After the craziness of NaNoWriMo and Movember last year, the pieces of the puzzle before me started to become more clear. Everything was starting to make a lot more sense. I registered for classes once more at my local community college and told myself this was it. This was the time I went back to school and finished. I had decided on a degree and planned out my semesters. As I watched the fireworks burst into fantastical shapes and beautiful colors over the Golden Gate Bridge, I knew that while I could feel that 2013 was going to suck, I was going to make shit happen. I had to.
In late January, everything began to fall apart and all I could do was standby and watch it happen. My grandma passed away at the end of February, and plans for my trip to Europe crumbled two days before leaving for her funeral. My midterms happened during the week I was gone, as well as the last date to drop the classes. I ended up several months behind on my bills and gave up on living. Sure, I was waking up, getting dressed, going to work, seeing friends, but I didn’t feel like I was living. Just… going through the motions. It wasn’t like I was having survivor’s guilt or anything, I think I was worried of the next big event in my life happening because I knew she wouldn’t be there to see it happen. Which is stupid, because I believe strongly in the possibility of an afterlife and the existence of ghosts and what have you.

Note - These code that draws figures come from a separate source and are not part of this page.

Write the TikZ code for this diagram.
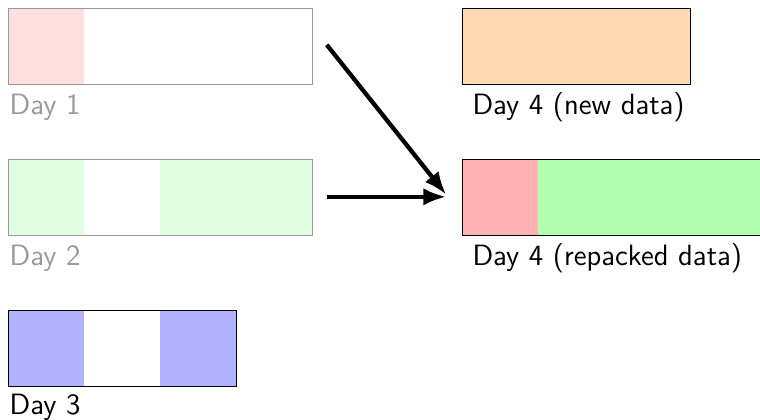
\documentclass[tikz,border=0pt]{standalone}
\usetikzlibrary{arrows.meta}
\begin{document}
\begin{tikzpicture}[
  x=1cm, y=1cm,
  faded/.style={draw=black!40, line width=0.4pt},
  solid box/.style={draw=black, line width=0.4pt},
  daylabel/.style={anchor=base west, inner sep=0pt, font=\sffamily\fontsize{11}{13}\selectfont},
  fadedlabel/.style={daylabel, text=black!40},
  move/.style={line width=1.6pt, -{Latex[length=3mm, width=2.3mm]}},
]
\useasboundingbox (0,0) rectangle (10,-5.526);

% Day 1: one used slot out of four
\fill[red!12] (0.1,-0.1) rectangle (1.1,-1.1);
\node[faded, minimum width=4cm, minimum height=1cm, anchor=north west, inner sep=0pt] (d1) at (0.1,-0.1) {};
\node[fadedlabel] (l1) at (0.12,-1.51) {Day 1};

% Day 2: slots 1, 3 and 4 used
\fill[green!12] (0.1,-2.09) rectangle (1.1,-3.09);
\fill[green!12] (2.1,-2.09) rectangle (4.1,-3.09);
\node[faded, minimum width=4cm, minimum height=1cm, anchor=north west, inner sep=0pt] (d2) at (0.1,-2.09) {};
\node[fadedlabel] (l2) at (0.12,-3.49) {Day 2};

% Day 3: slots 1 and 3 used
\fill[blue!30] (0.1,-4.08) rectangle (1.1,-5.08);
\fill[blue!30] (2.1,-4.08) rectangle (3.1,-5.08);
\node[solid box, minimum width=3cm, minimum height=1cm, anchor=north west, inner sep=0pt] (d3) at (0.1,-4.08) {};
\node[daylabel] (l3) at (0.12,-5.46) {Day 3};

% Day 4: new data
\node[solid box, fill=orange!30, minimum width=3cm, minimum height=1cm, anchor=north west, inner sep=0pt] (n4) at (6.08,-0.1) {};
\node[daylabel] (l4) at (6.21,-1.51) {Day 4 (new data)};

% Day 4: repacked data
\fill[red!30] (6.08,-2.09) rectangle (7.08,-3.09);
\fill[green!30] (7.08,-2.09) rectangle (10.08,-3.09);
\node[solid box, minimum width=4cm, minimum height=1cm, anchor=north west, inner sep=0pt] (r4) at (6.08,-2.09) {};
\node[daylabel] (l5) at (6.21,-3.49) {Day 4 (repacked data)};

% Moves into the repacked file
\coordinate (s1) at (4.3,-0.59);
\coordinate (s2) at (4.3,-2.59);
\coordinate (t) at (5.87,-2.56);
\draw[move] (s1) -- (t);
\draw[move] (s2) -- (t |- s2);
\end{tikzpicture}
\end{document}
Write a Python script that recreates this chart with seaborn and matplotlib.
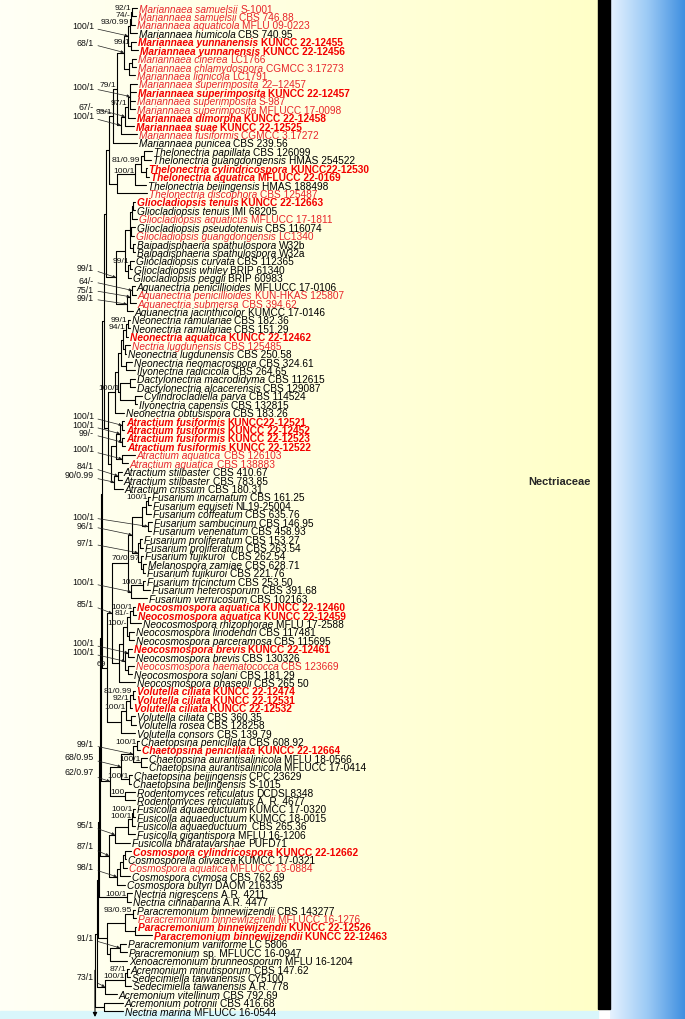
import matplotlib
matplotlib.use("Agg")
import numpy as np
import pandas as pd
import matplotlib.pyplot as plt
import seaborn as sns
from matplotlib.colors import LinearSegmentedColormap
from matplotlib.patches import Rectangle

# %% data: taxa (top to bottom) and their highlight style
# R = new collection (red bold), r = red, k = black
taxa = [
    "Mariannaea samuelsii S-1001", "Mariannaea samuelsii CBS 746.88",
    "Mariannaea aquaticola MFLU 09-0223", "Mariannaea humicola CBS 740.95",
    "Mariannaea yunnanensis KUNCC 22-12455", "Mariannaea yunnanensis KUNCC 22-12456",
    "Mariannaea cinerea LC1766", "Mariannaea chlamydospora CGMCC 3.17273",
    "Mariannaea lignicola LC1791", "Mariannaea superimposita 22\u201312457",
    "Mariannaea superimposita KUNCC 22-12457", "Mariannaea superimposita S-987",
    "Mariannaea superimposita MFLUCC 17-0098", "Mariannaea dimorpha KUNCC 22-12458",
    "Mariannaea suae KUNCC 22-12525", "Mariannaea fusiformis CGMCC 3.17272",
    "Mariannaea punicea CBS 239.56", "Thelonectria papillata CBS 126099",
    "Thelonectria guangdongensis HMAS 254522", "Thelonectria cylindricospora KUNCC22-12530",
    "Thelonectria aquatica MFLUCC 22-0169", "Thelonectria beijingensis HMAS 188498",
    "Thelonectria discophora CBS 125487", "Gliocladiopsis tenuis KUNCC 22-12663",
    "Gliocladiopsis tenuis IMI 68205", "Gliocladiopsis aquaticus MFLUCC 17-1811",
    "Gliocladiopsis pseudotenuis CBS 116074", "Gliocladiopsis guangdongensis LC1340",
    "Baipadisphaeria spathulospora W32b", "Baipadisphaeria spathulospora W32a",
    "Gliocladiopsis curvata CBS 112365", "Gliocladiopsis whiley BRIP 61340",
    "Gliocladiopsis peggii BRIP 60983", "Aquanectria penicillioides MFLUCC 17-0106",
    "Aquanectria penicillioides KUN-HKAS 125807", "Aquanectria submersa CBS 394.62",
    "Aquanectria jacinthicolor KUMCC 17-0146", "Neonectria ramulariae CBS 182.36",
    "Neonectria ramulariae CBS 151.29", "Neonectria aquatica KUNCC 22-12462",
    "Nectria lugdunensis CBS 125485", "Neonectria lugdunensis CBS 250.58",
    "Neonectria neomacrospora CBS 324.61", "Ilyonectria radicicola CBS 264.65",
    "Dactylonectria macrodidyma CBS 112615", "Dactylonectria alcacerensis CBS 129087",
    "Cylindrocladiella parva CBS 114524", "Ilyonectria capensis CBS 132815",
    "Neonectria obtusispora CBS 183.26", "Atractium fusiformis KUNCC22-12521",
    "Atractium fusiformis KUNCC 22-12452", "Atractium fusiformis KUNCC 22-12523",
    "Atractium fusiformis KUNCC 22-12522", "Atractium aquatica CBS 126103",
    "Atractium aquatica CBS 138883", "Atractium stilbaster CBS 410.67",
    "Atractium stilbaster CBS 783.85", "Atractium crissum CBS 180.31",
    "Fusarium incarnatum CBS 161.25", "Fusarium equiseti NL19-25004",
    "Fusarium coffeatum CBS 635.76", "Fusarium sambucinum CBS 146.95",
    "Fusarium venenatum CBS 458.93", "Fusarium proliferatum CBS 153.27",
    "Fusarium proliferatum CBS 263.54", "Fusarium fujikuroi  CBS 262.54",
    "Melanospora zamiae CBS 628.71", "Fusarium fujikuroi CBS 221.76",
    "Fusarium tricinctum CBS 253.50", "Fusarium heterosporum CBS 391.68",
    "Fusarium verrucosum CBS 102163", "Neocosmospora aquatica KUNCC 22-12460",
    "Neocosmospora aquatica KUNCC 22-12459", "Neocosmospora rhizophorae MFLU 17-2588",
    "Neocosmospora liriodendri CBS 117481", "Neocosmospora parceramosa CBS 115695",
    "Neocosmospora brevis KUNCC 22-12461", "Neocosmospora brevis CBS 130326",
    "Neocosmospora haematococca CBS 123669", "Neocosmospora solani CBS 181.29",
    "Neocosmospora phaseoli CBS 265 50", "Volutella ciliata KUNCC 22-12474",
    "Volutella ciliata KUNCC 22-12531", "Volutella ciliata KUNCC 22-12532",
    "Volutella ciliata CBS 360.35", "Volutella rosea CBS 128258",
    "Volutella consors CBS 139.79", "Chaetopsina penicillata CBS 608.92",
    "Chaetopsina penicillata KUNCC 22-12664", "Chaetopsina aurantisalinicola MFLU 18-0566",
    "Chaetopsina aurantisalinicola MFLUCC 17-0414", "Chaetopsina beijingensis CPC 23629",
    "Chaetopsina beijingensis S-1015", "Rodentomyces reticulatus DCDSL8348",
    "Rodentomyces reticulatus A. R. 4677", "Fusicolla aquaeductuum KUMCC 17-0320",
    "Fusicolla aquaeductuum KUMCC 18-0015", "Fusicolla aquaeductuum  CBS 265.36",
    "Fusicolla gigantispora MFLU 16-1206", "Fusicolla bharatavarshae PUFD71",
    "Cosmospora cylindricospora KUNCC 22-12662", "Cosmosporella olivacea KUMCC 17-0321",
    "Cosmospora aquatica MFLUCC 13-0884", "Cosmospora cymosa CBS 762.69",
    "Cosmospora butyri DAOM 216335", "Nectria nigrescens A.R. 4211",
    "Nectria cinnabarina A.R. 4477", "Paracremonium binnewijzendii CBS 143277",
    "Paracremonium binnewijzendii MFLUCC 16-1276", "Paracremonium binnewijzendii KUNCC 22-12526",
    "Paracremonium binnewijzendii KUNCC 22-12463", "Paracremonium variiforme LC 5806",
    "Paracremonium sp. MFLUCC 16-0947", "Xenoacremonium brunneosporum MFLU 16-1204",
    "Acremonium minutisporum CBS 147.62", "Sedecimiella taiwanensis CY5100",
    "Sedecimiella taiwanensis A.R. 778", "Acremonium vitellinum CBS 792.69",
    "Acremonium potronii CBS 416.68", "Nectria marina MFLUCC 16-0544",
]
styles = list("rrrkRRrrrr" "RrrRRrkkkR" "RkrRkrkrkk" "kkkkrrkkkR" "rkkkkkkkkR"
              "RRRrrkkkkk" "kkkkkkkkkk" "kRRkkkRkrk" "kRRRkkkkRk" "kkkkkkkkkk"
              "RkrkkkkkrR" "Rkkkkkkkkk")

# %% topology, newick with leaf numbers; value after ':' = distance from root
# node labels = support (ML/PP), '*' marks a label drawn with a leader arrow
a1 = "(((1:42,2:41)92/1:37,3:40)74/-:36,4:42)93/0.99:35"
a2 = "(5:41,6:43)99/1:36"
a3 = "((7:41,8:41):37,9:40):34"
sub_a = f"(({a1},{a2})100/1*:33,{a3})68/1*:29"
sub_b = "((((10:42,11:41,12:40,13:40)100/1*:35,14:40)97/1:33,15:39)67/-*:30,16:42)100/1*:26"
mariannaea = f"(({sub_a},{sub_b})79/1:22,17:42)93/1:18"
thelonectria = "((((18:57,19:56):49,(20:52,21:54):51)81/0.99:46,22:51)100/1:40,23:52):22"
g1 = "(((24:40,25:40):38,26:42):37,(27:40,28:39):36,(29:40,30:40):38):35"
gliocladiopsis = f"({g1},((31:39,32:37)99/1:35,33:36):33):30"
aquanectria = "(((34:40,35:41)64/-*:37,36:41)75/1*:35,37:38)99/1*:32"
neonectria = ("((((((38:35,39:35)99/1:33,40:33)94/1:31,(41:35,42:31):30):28,"
              "(43:37,44:40):31):26,((45:40,46:40):35,(47:47,48:42):40)100/1:25):23,49:29):20")
atractium = ("((((50:29,51:29)100/1*:27,(52:29,53:30)99/-*:27)100/1*:25,(54:40,55:33)100/1*:27):21,"
             "((56:27,57:27)84/1*:23,58:28)90/0.99*:19):16")
top = (f"((({mariannaea},{thelonectria}):14,({gliocladiopsis},{aquanectria})99/1*:21):11,"
       f"({neonectria},{atractium}):13):9")

f1 = "(((59:55,60:56)100/1:53,61:56):51,(62:57,63:56)100/1*:53):47"
f2 = "((64:47,65:48):45,(66:48,(67:51,68:50):48)70/0.97:46)97/1*:43"
f3 = "((69:50,70:55)100/1:48,71:52)100/1*:36"
fusarium = f"(({f1},{f2})96/1*:37,{f3}):33"
n1 = "(((72:40,73:41)100/1:38,74:46)81/-:35,(75:39,76:39):34)100/-:32"
n2 = "((77:37,78:39)100/1*:33,(79:39,80:37):33)100/1*:30"
neocosmospora = f"(({n1},{n2}):28,81:40):24"
volutella = "((((82:40,83:40)81/0.99:38,84:37)92/1:35,(85:40,86:41):36)100/1:31,87:40):26"
fnv = f"(({fusarium},{neocosmospora})85/1*:17,{volutella})69:12"

chaetopsina = "(((88:44,89:45)100/1:42,(90:52,91:52)100/1:46)99/1*:38,(92:37,93:36)100/1:34)68/0.95*:26"
rodentomyces = "(94:40,95:40)100:30"
fusicolla = "((((96:40,97:40)100/1:38,98:40)100/1:37,99:40):33,100:35)95/1*:20"
cosmospora = "((((101:36,102:31):30,103:32):28,104:35):25,105:30)98/1*:22"
nectria = "(106:37,107:36)100/1:32"
paracremonium = "(((108:40,109:41)93/0.95:38,(110:41,111:57):40):30,((112:31,113:32)91/1*:25,114:32):15):12"
acremonium = "(((115:34,116:35)87/1:32,117:36)100/1:30,118:22)73/1*:10"
outer = "(119:28,120:28):9"

tree_nwk = (f"((((((({top},{fnv}):7,({chaetopsina},{rodentomyces})62/0.97*:15):6,"
            f"({fusicolla},{cosmospora})87/1*:14):5,{nectria}):4,{paracremonium}):3,"
            f"{acremonium}):2,{outer}):0;")


# %% parse
def parse(s):
    pos = 0

    def node():
        nonlocal pos
        kids = []
        if s[pos] == "(":
            pos += 1
            kids.append(node())
            while s[pos] == ",":
                pos += 1
                kids.append(node())
            pos += 1
        start = pos
        while s[pos] not in ":,();":
            pos += 1
        label = s[start:pos]
        depth = 0.0
        if s[pos] == ":":
            pos += 1
            start = pos
            while s[pos] not in ",();":
                pos += 1
            depth = float(s[start:pos])
        return {"kids": kids, "label": label, "depth": depth}

    return node()


root = parse(tree_nwk)
tips = {}
segs = []
supports = []


def layout(n, parent=None):
    if n["kids"]:
        for k in n["kids"]:
            layout(k, n)
        n["y"] = (n["kids"][0]["y"] + n["kids"][-1]["y"]) / 2
        segs.append([(n["depth"], n["kids"][0]["y"]), (n["depth"], n["kids"][-1]["y"])])
        if n["label"]:
            supports.append((n["label"], n["depth"], n["y"]))
    else:
        i = int(n["label"]) - 1
        n["y"] = i
        tips[i] = n["depth"]
    if parent is not None:
        segs.append([(parent["depth"], n["y"]), (n["depth"], n["y"])])


layout(root)
seg_df = pd.DataFrame(
    [{"seg": j, "x": x, "y": y} for j, s in enumerate(segs) for (x, y) in s]
)

# %% figure
sns.set_theme(style="white")
plt.rcParams["font.family"] = ["Liberation Sans", "DejaVu Sans"]

W, H = 685, 1020
ROOT_PX, TOP_PX, ROW_PX = 95, 9, 8.43

fig = plt.figure(figsize=(W / 100, H / 100), dpi=100)

# background panels
bg = fig.add_axes([0, 0, 1, 1])
grad = np.linspace(0, 1, 256)[None, :]
ycmap = LinearSegmentedColormap.from_list("y", ["#fffff6", "#ffffc8"])
bcmap = LinearSegmentedColormap.from_list("b", ["#e6f2ff", "#9ccaf5", "#3f8fe0"])
bg.imshow(grad, extent=(0, 598, 1012, 0), cmap=ycmap, aspect="auto")
bg.imshow(grad, extent=(610, W, H, 0), cmap=bcmap, aspect="auto")
bg.add_patch(Rectangle((598, 0), 12, 1010, color="black"))
bg.add_patch(Rectangle((0, 1012), 598, 8, color="#d9f6fb"))
bg.text(591, 482, "Nectriaceae", ha="right", va="center", weight="bold", fontsize=8)
bg.set_xlim(0, W)
bg.set_ylim(H, 0)
bg.axis("off")

# tree
ax = fig.add_axes([0, 0, 1, 1])
ax.patch.set_alpha(0)
sns.lineplot(data=seg_df, x="x", y="y", units="seg", estimator=None, sort=False,
             color="black", linewidth=0.8, legend=False, ax=ax)
ax.set_xlim(-ROOT_PX, W - ROOT_PX)
ax.set_ylim((H - TOP_PX) / ROW_PX, -TOP_PX / ROW_PX)
ax.axis("off")

# root branch continues to the outgroup
ax.annotate("", xy=(0, (1018 - TOP_PX) / ROW_PX), xytext=(0, root["y"]),
            arrowprops=dict(arrowstyle="-|>", lw=0.8, color="black", mutation_scale=6,
                            shrinkA=0, shrinkB=0))

# support values; leader-arrow labels are stacked so they never collide
callouts = sorted([s for s in supports if s[0].endswith("*")], key=lambda s: s[2])
last_y = -10
for lab, x, y in callouts:
    ty = max(y - 1.2, last_y + 1.05)
    last_y = ty
    ax.annotate(lab[:-1], xy=(x, y), xytext=(-1, ty), ha="right", va="center",
                fontsize=6.3, color="#111111",
                arrowprops=dict(arrowstyle="-|>", lw=0.5, color="#222222",
                                mutation_scale=4, shrinkA=0.5, shrinkB=0))
for lab, x, y in supports:
    if not lab.endswith("*"):
        ax.text(x - 0.6, y - 0.1, lab, ha="right", va="bottom", fontsize=6.1, color="#111111")

# leaf labels: italic binomial + upright strain
colors = {"R": "#f20000", "r": "#e8262b", "k": "black"}
renderer = fig.canvas.get_renderer()
for i, (name, st) in enumerate(zip(taxa, styles)):
    words = name.split(" ")
    n_it = 1 if words[1] == "sp." else 2
    binom, strain = " ".join(words[:n_it]), " ".join(words[n_it:])
    kw = dict(color=colors[st], weight="bold" if st == "R" else "normal",
              fontsize=7.3, va="baseline", ha="left")
    x0 = tips[i] + 1.8
    t = ax.text(x0, i + 0.42, binom, style="italic", **kw)
    w = t.get_window_extent(renderer).width
    ax.text(x0 + w + 2.8, i + 0.42, strain, **kw)

fig.savefig("out.png", dpi=100)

That’s how October Rose Boutique’s conception saved me from myself. It just made so much sense. Part of me hated myself for the first few weeks for not thinking of this while she was still alive to see it all happen, but I can feel her with me. Every time I work a little bit on the store, I can feel her monitoring my progress over my shoulder and mmhmm-ing every once in a while. It’s nice.
With 27 being roughly 12 hours away from happening without my permission, I’ve been trying to figure out what I want it to be. Whenever I enter a new age or a new year, I go in with the mentality of, “this is the one word I want to use to describe the next year of my life.” I went into 26 with worry and concern. As I stared at the birthday card my grandmother gave me last year, what I now sadly will know it as “the last birthday card she ever gave me,” I told myself that this was the year I made shit happen and turned dreams into goals into reality. I didn’t want this life of dreaming and never achieving anymore. This is the life-year that I leave the country and visit foreign lands, not to mourn the end of one’s life, but to celebrate the life I’ve got to live right now. This is the life-year I open my online store and make dream of always wanting to own and run my own business a reality.
Yes, 27 is going to be the year I make dreams happen no matter how stressful it gets or how many setbacks I run into. The best things in life are worth fighting for.